To understand how power functions could be adapted for HDR video compression, we investigated the JND characteristics of PTF with the \(\gamma \) values 4 and 8. We chose integer values as we expected them to exhibit reduced computational cost over non-integer values. In Sect. 4.2 we investigate the role of \(\gamma \) in PTF compression. Figure 2 shows how \(\text {PTF}_{4}\) compares against other methods. \(\text {PTF}_{8}\) expresses too few values for the brighter regions of the image along with reserving a large proportion of the available luma values for a region very close to the lower bound. However, this does provide \(\text {PTF}_{8}\) the ability to store a very high dynamic range.
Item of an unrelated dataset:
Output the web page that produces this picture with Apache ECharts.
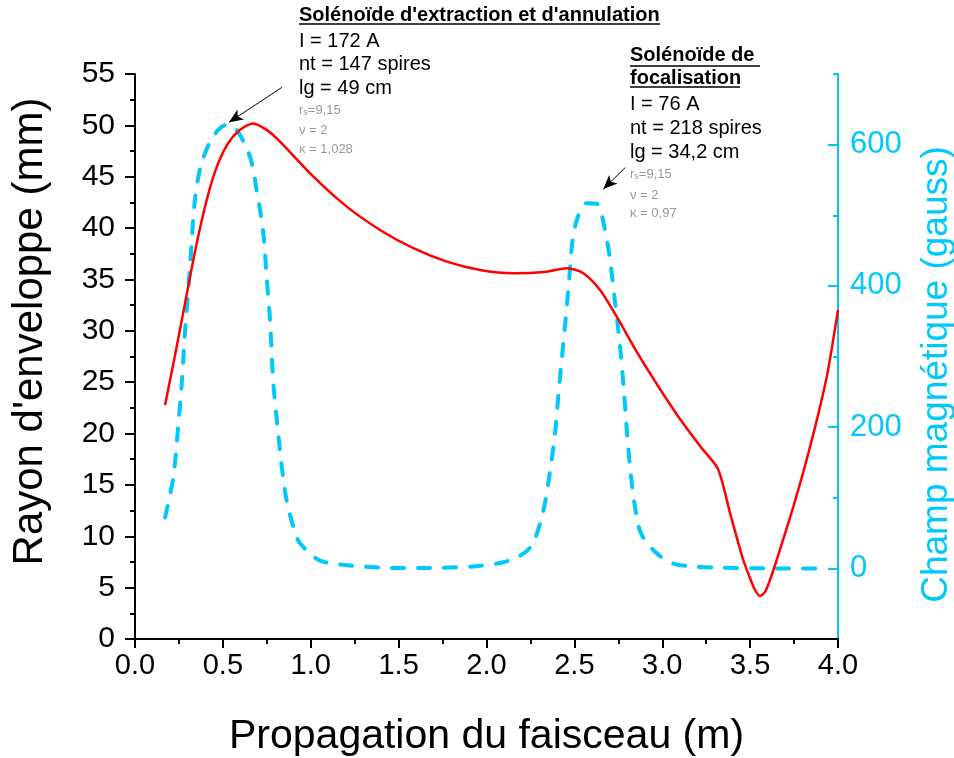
<!DOCTYPE html>
<html>
<head>
<meta charset="utf-8">
<script src="https://cdn.jsdelivr.net/npm/echarts@6/dist/echarts.min.js"></script>
<style>html,body{margin:0;padding:0;background:#fff}#c{width:954px;height:758px}</style>
</head>
<body>
<div id="c"></div>
<script>
// Envelope radius (mm) vs propagation (m)
const radiusX = [0.171,0.228,0.285,0.341,0.398,0.455,0.524,0.597,0.671,0.749,0.825,1.015,1.205,1.394,1.584,1.774,1.963,2.153,2.343,2.456,2.551,2.646,2.741,2.855,2.987,3.101,3.215,3.317,3.386,3.461,3.499,3.528,3.556,3.585,3.613,3.651,3.746,3.841,3.936,4.0];
const radiusY = [22.78,27.65,32.72,37.68,42.06,45.47,48.10,49.56,50.19,49.56,48.42,45.01,42.09,39.82,38.04,36.74,35.93,35.61,35.76,36.10,35.61,33.98,31.38,27.95,24.34,21.42,18.79,16.55,12.24,7.69,5.94,4.77,4.19,4.58,5.74,7.69,12.88,18.72,25.54,32.04];
// Magnetic field (gauss) vs propagation (m)
const fieldX = [0.171,0.218,0.247,0.266,0.284,0.313,0.341,0.379,0.446,0.52,0.578,0.654,0.692,0.73,0.749,0.768,0.787,0.815,0.835,0.863,0.92,0.958,1.053,1.22,1.41,1.525,1.75,1.94,2.13,2.25,2.32,2.36,2.39,2.41,2.43,2.45,2.47,2.49,2.52,2.57,2.63,2.67,2.70,2.73,2.76,2.78,2.80,2.82,2.845,2.88,2.97,3.06,3.16,3.31,3.6,3.94];
const fieldY = [72,129,205,262,333,427,522,574,612,628,621,583,536,475,413,352,262,191,144,96,44,30,11,4,1,0.5,1,3,11,30,78,135,191,248,300,352,408,465,498,517,516,484,442,380,314,257,191,135,87,49,21,7,3,1,0,0];
// Axis ticks
const xTicks = {min: 0, max: 4, step: 0.5};
const leftTicks = {min: 0, max: 55, step: 5};
const rightMajorTicks = [0, 200, 400, 600];
const rightMinorTicks = [100, 300, 500, 700];
const rightRange = {min: -100, max: 700, step: 100};
// Annotation arrows [tail, tip] in (m, mm)
const arrow1 = [[0.836, 53.7], [0.535, 50.3]];
const arrow2 = [[2.79, 45.9], [2.665, 43.8]];
// Annotation texts
const note1Title = "Solénoïde d'extraction et d'annulation";
const note1Lines = ["I = 172 A", "nt = 147 spires", "lg = 49 cm"];
const note1Params = ["=9,15", "ν = 2", "κ = 1,028"];
const note2Title = ["Solénoïde de ", "focalisation"];
const note2Lines = ["I = 76 A", "nt = 218 spires", "lg = 34,2 cm"];
const note2Params = ["=9,15", "ν = 2", "κ = 0,97"];

const FONT = "'Liberation Sans', Arial, sans-serif";
const CYAN = '#00C8FA';
const GRAY = '#999999';
const chart = echarts.init(document.getElementById('c'), null, {renderer: 'canvas'});

function txt(x, y, s, size, color, bold) {
  return {type: 'text', x: x, y: y, style: {text: s, fill: color, font: (bold ? 'bold ' : '') + size + 'px ' + FONT, textVerticalAlign: 'middle', textAlign: 'left'}};
}
function rsTxt(x, y, s) {
  return {type: 'text', x: x, y: y, style: {text: '{r|r}{s|s}{r|' + s + '}', fill: GRAY, textVerticalAlign: 'middle',
    rich: {r: {fontSize: 13, fontFamily: FONT, fill: GRAY, color: GRAY}, s: {fontSize: 9, fontFamily: FONT, fill: GRAY, color: GRAY, verticalAlign: 'bottom', padding: [6, 0, 0, 0]}}}};
}
function uline(x1, x2, y) {
  return {type: 'line', shape: {x1: x1, y1: y, x2: x2, y2: y}, style: {stroke: '#000', lineWidth: 1.5}};
}

const graphics = [
  txt(299, 15, note1Title, 20, '#000', true), uline(299, 660, 24),
  txt(299, 41, note1Lines[0], 20, '#000'),
  txt(299, 64, note1Lines[1], 20, '#000'),
  txt(299, 88, note1Lines[2], 20, '#000'),
  rsTxt(299, 110, note1Params[0]),
  txt(299, 130, note1Params[1], 13, GRAY),
  txt(299, 149, note1Params[2], 13, GRAY),
  txt(630, 55, note2Title[0], 20, '#000', true), uline(630, 760, 66),
  txt(630, 78, note2Title[1], 20, '#000', true), uline(630, 740, 87),
  txt(630, 104, note2Lines[0], 20, '#000'),
  txt(630, 128, note2Lines[1], 20, '#000'),
  txt(630, 152, note2Lines[2], 20, '#000'),
  rsTxt(630, 174, note2Params[0]),
  txt(630, 195, note2Params[1], 13, GRAY),
  txt(630, 213, note2Params[2], 13, GRAY)
];

chart.setOption({
  animation: false,
  backgroundColor: '#fff',
  grid: {left: 135, right: 116, top: 74, bottom: 119, containLabel: false, outerBoundsMode: 'none'},
  xAxis: {
    type: 'value', min: xTicks.min, max: xTicks.max, interval: xTicks.step,
    name: 'Propagation du faisceau (m)', nameLocation: 'middle', nameGap: 77,
    nameTextStyle: {fontSize: 41, fontFamily: FONT, color: '#000'},
    axisLine: {lineStyle: {color: '#000', width: 2}},
    axisTick: {inside: false, length: 9, lineStyle: {color: '#000', width: 2}},
    minorTick: {show: true, splitNumber: 2, length: 5, lineStyle: {color: '#000', width: 2}},
    axisLabel: {fontSize: 29, fontFamily: FONT, color: '#000', margin: 12, formatter: v => v.toFixed(1)},
    splitLine: {show: false}, minorSplitLine: {show: false}
  },
  yAxis: [{
    type: 'value', position: 'left', min: leftTicks.min, max: leftTicks.max, interval: leftTicks.step,
    name: "Rayon d'enveloppe (mm)", nameLocation: 'middle', nameRotate: 90, nameGap: 84,
    nameTextStyle: {fontSize: 42, fontFamily: FONT, color: '#000', padding: [0, 0, 0, 50]},
    axisLine: {show: true, lineStyle: {color: '#000', width: 2}},
    axisTick: {show: true, inside: false, length: 10, lineStyle: {color: '#000', width: 2}},
    minorTick: {show: true, splitNumber: 2, length: 5, lineStyle: {color: '#000', width: 2}},
    axisLabel: {fontSize: 30, fontFamily: FONT, color: '#000', margin: 20},
    splitLine: {show: false}, minorSplitLine: {show: false}
  }, {
    type: 'value', position: 'right', min: rightRange.min, max: rightRange.max, interval: rightRange.step,
    name: 'Champ magnétique (gauss)', nameLocation: 'middle', nameRotate: 90, nameGap: 80,
    nameTextStyle: {fontSize: 37, fontFamily: FONT, color: CYAN, padding: [0, 36, 0, 0]},
    axisLine: {show: true, lineStyle: {color: CYAN, width: 2}},
    axisTick: {show: true, inside: true, length: 10, customValues: rightMajorTicks, lineStyle: {color: CYAN, width: 2}},
    axisLabel: {fontSize: 31, fontFamily: FONT, color: CYAN, margin: 12, customValues: rightMajorTicks},
    splitLine: {show: false}
  }, {
    type: 'value', position: 'right', min: rightRange.min, max: rightRange.max, interval: rightRange.step,
    axisLine: {show: false},
    axisTick: {show: true, inside: true, length: 5, customValues: rightMinorTicks, lineStyle: {color: CYAN, width: 2}},
    axisLabel: {show: false},
    splitLine: {show: false}
  }],
  series: [{
    name: 'radius', type: 'line', yAxisIndex: 0, showSymbol: false, smooth: 0.25,
    data: radiusX.map((x, i) => [x, radiusY[i]]),
    lineStyle: {color: '#FF0000', width: 2.5},
    z: 3,
    markLine: {
      silent: true, symbol: ['none', 'arrow'], symbolSize: [9, 14], label: {show: false},
      lineStyle: {color: '#000', width: 1, type: 'solid'},
      data: [
        [{coord: arrow1[0]}, {coord: arrow1[1]}],
        [{coord: arrow2[0]}, {coord: arrow2[1]}]
      ]
    }
  }, {
    name: 'field', type: 'line', yAxisIndex: 1, showSymbol: false, smooth: 0.3,
    data: fieldX.map((x, i) => [x, fieldY[i]]),
    lineStyle: {color: CYAN, width: 4, type: [12, 14], cap: 'round'},
    z: 2
  }],
  graphic: graphics
});
</script>
</body>
</html>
The power function used in PTF is similar to the well-known Gamma function used in LDR video adapted instead to provide HDR video compression. Figure 3 presents a comparison of the shape of the proposed TFs in a normalised space. As a linear plot would express no compression, we can see that \(\text {PTF}_{2.2}\) provides a small amount of compression.
4 Results
To evaluate how the efficiency of PTF compares with other proposed methods it has been compared with the following four state-of-the-art one-stream methods (described in more detail in Sect. 2): HDRV [23], Fraunhofer [17], PQ [25], and HLG [9]. For fairness, HDRV and Fraunhofer were adapted from their original presentation for use with a 10-bit video encoder. HDRV was implemented with the luminance range which is reduced \(1\times 10^{-5}\) to \(1\times 10^{4}\) such that the TVI curve [15] could provide a mapping from luminance to 10-bit luma. The Fraunhofer implementation uses Adaptive LogLUV [26] which provides mappings for a flexible number of bits.
These methods will be compared on an objective basis using the metrics presented in this section. Subsequently, an analysis of the effect of \(\gamma \) on the coding error introduced by compression is provided. The results of the objective evaluation performed on the compression methods are then presented. Finally, the computational performance of PTF in contrast with PQ and look-up tables is addressed.
4.1 Metrics
The following three metrics are used to provide results for the evaluation.
Peak signal to noise ratio (PSNR) is one of the most widely used metrics for comparing processed image quality. To adapt the method for HDR imaging, \(L_\mathrm{peak}\) was fixed at \(10{,}000\hbox { cd/m}^{2}\) and the result was taken as the mean of the channel results.
Perceptually Uniform PSNR (puPSNR) was proposed as an extension to PSNR such that it is capable of handling real-world luminance levels without affecting the results for existing displays [4]. The proposed metric maps the range \(1\times 10^{-5}\) to \(1 \times 10^{-8}\,\hbox {cd/m}^{2}\) in real-world luminance to values that approximate perceptually uniform values derived from a CSF. It is from the remapped luminance that the PSNR is calculated.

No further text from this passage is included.